You're right, being a well known property takes more than being a well known property to make a hit movie. That was exactly my whole point. The problem with the Conan movie was multitude. Let's start with the first: it wasn't Arnold. It was nothing like the Arnold movie, of which only the first was a well regarded hit. The second stunk the place up like the turd that it is. Before the movie came out there had been hints of Arnie returning to finish the story, which had been appropriated for the Kull movie with Kevin Sorbo a few years before. So it was hampered. Secondly it was after a long dormant period of Conan where the last thing we saw in pop culture was, aside from the Dark Horse comics, a poorly received John Carter mash up toyline and the weak Ralph Moeller TV series. The Dark Horse comics started off very good but were limited to comic book shops and therefore not in front of the casual readers who may pick them up off the comic rack at a pharmacy or grocery store. While Europe has a different model for comics and graphic novels, the European market at the time was different as well. Comic books, especially in America, are not a guarantee of anything, especially in the market of that time, unless the monthly is successful enough to get a trade published and on the shelf and that doesn't promise a thing. There was the D20 RPG from Mongoose and then the Conan RPG they did without D20 but all that faded. The last bit that was an issue with the movie was... Momoa. He was coming off GoT sure, he was cast off the strength of that role. People went expecting Khal Drogo. They got... Aquaman.

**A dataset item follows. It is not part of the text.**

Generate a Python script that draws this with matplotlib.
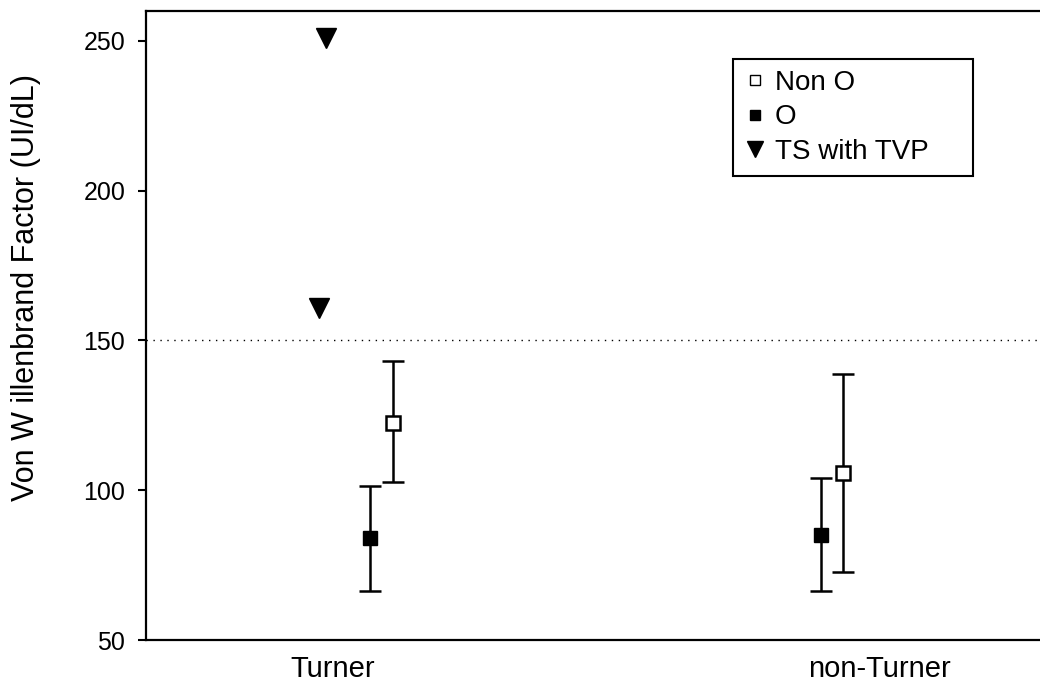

But it was the beginning of a marketing blitz for Conan, also a bad idea. I would say that Conan, now, is in a much healthier place for a modest movie than he was when the Momoa movie came out.

WHat the cartoon has that could be used is nostlagia. WHat's hot right now? Again? Masters of the Universe. Transformers is poised to come back again in a Bumblebee sequel that will make use of Beast Wars characters. GI Joe toys are hot, hard to find, and in demand. Reviving the animated series with a toyline and a new series or movie that ties into the toyline by LJN more strongly, especially since WOTC/Hasbro have shown interest in the IP in that way with Witchlight, would have been great business. I think this new D&D movie will be big, don't get me wrong, and it will set up for sequels, but it won't get Marvel. Marvel is lightning in a bottle that no one has managed to recreate in multiple attempts and only The Conjuring has made some sort of success, without the crossover, and Godzilla/Kong has truly pulled off, and that after all but being pronounced dead when the pay off film was released and still might be.

I think you're more fanfictioning what you would like to see than what is possible. The only thing that makes Ravenloft unique IS the lore. Strahd is 100% Dracula with D&D trappings. We have several movies and TV shows that are contemporary or within the last 20 years that are recent enough that looking at Ravenloft people would see "rip off" and see the latest actual rip off. We have Castlevania, Van Helsing, Hansel & Gretel: Witch Hunters, The Witcher, Solomon Kane, Seventh Sun, Last Witch Hunter. All but the last would look visually similar to Ravenloft and thematically similar. Strahd is the entry point so we've now entered... Castlevania and Jackman's Van Helsing.

The settings that I think would work best at movies are Forgotten Realms, Sword Coast, for the very recognition you do call out, the underdark for a sequel and then to the Planes in the third with Planescape as a bridge concept to tie the movies together, like I said, but no crossovers. The a Dark Sun film could work and Eberron. Each is different from the other with little crossing over in ideas and concepts. Visually they stand out from each other and from other properties while still saying D&D. I think concepts like Spelljammer may be too esoteric.